Effects of starvation and viscous shear heating in hydrodynamically lubricated rolling/sliding line contacts

Abstract

Combined effects of viscous shear heating and starvation in hydrodynamically lubricated high-speed rolling/sliding line contacts have been investigated numerically by using an efficient computational method for the solution of energy equation in which temperature distribution across the film is approximated by Legendre polynomial. Effects of starvation on minimum film thickness, traction coefficient, and mid-film temperature rise are computed for lightly loaded, lubricated rolling/sliding line contacts. Lubricant starvation in the contact has been created by gradually reducing the length of the computational domain from the inlet side.
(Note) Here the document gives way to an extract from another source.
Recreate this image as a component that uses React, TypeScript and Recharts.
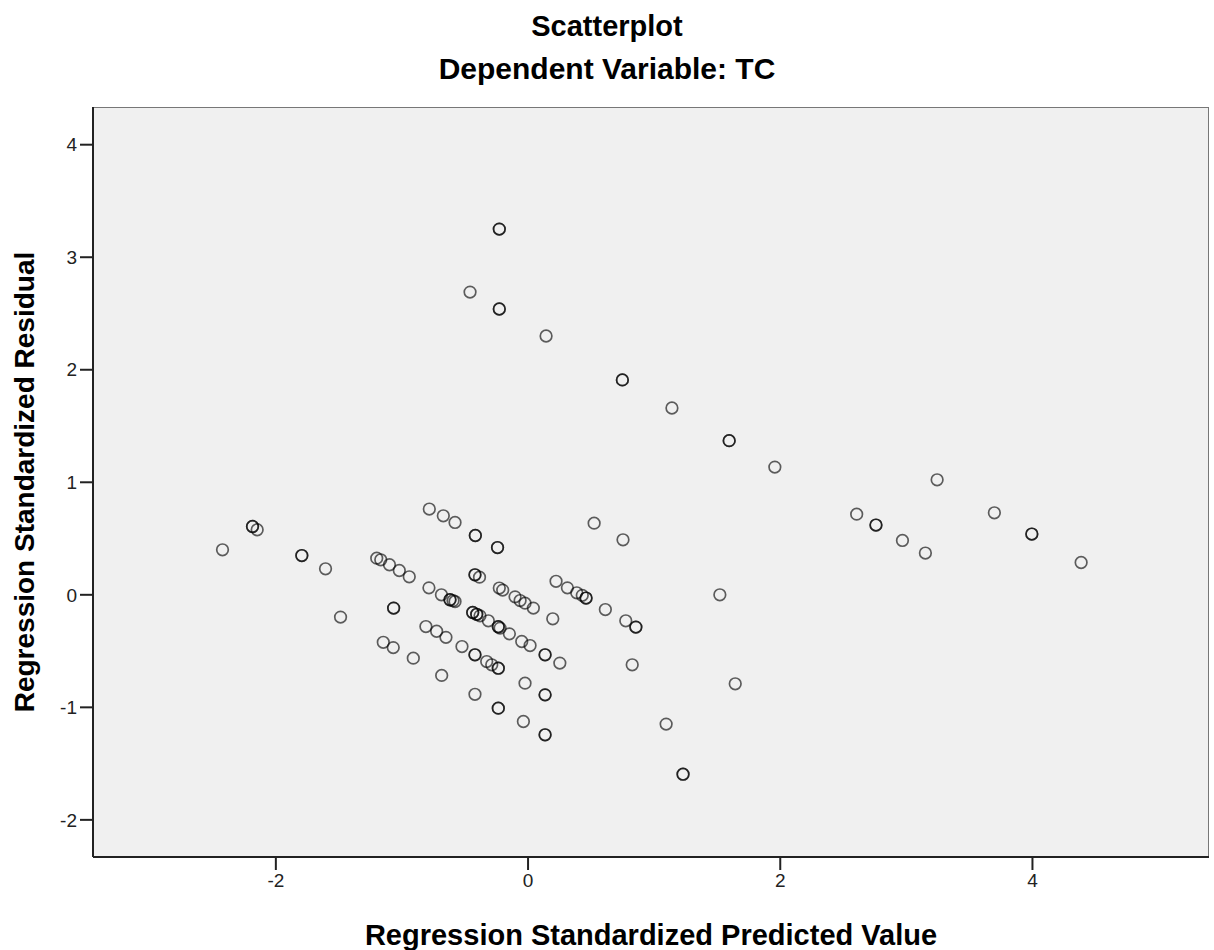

The performance parameters in the line contact have been evaluated for high-rolling speeds (15–45 m/s), light loads (10 × 103−17 × 103 N/m), and slip values varying up to 10 per cent. Significant reduction in minimum film thickness, traction coefficient, and maximum mid-film temperature rise has been observed with the increase in the severity of starvation. The analysis reveals that the existence of starvation seems to be beneficial in terms of reduced traction and temperature rise provided there is a continuous film at the contact. On the basis of this work, empirical relations are developed for the prediction of non-dimensional minimum film thickness, traction coefficient, and non-dimensional maximum mid-film temperature rise in the contact in terms of various operational parameters viz. thermal loading parameter ( Q), non-dimensional load ( W), slip ( S), and starvation parameter (| X s|).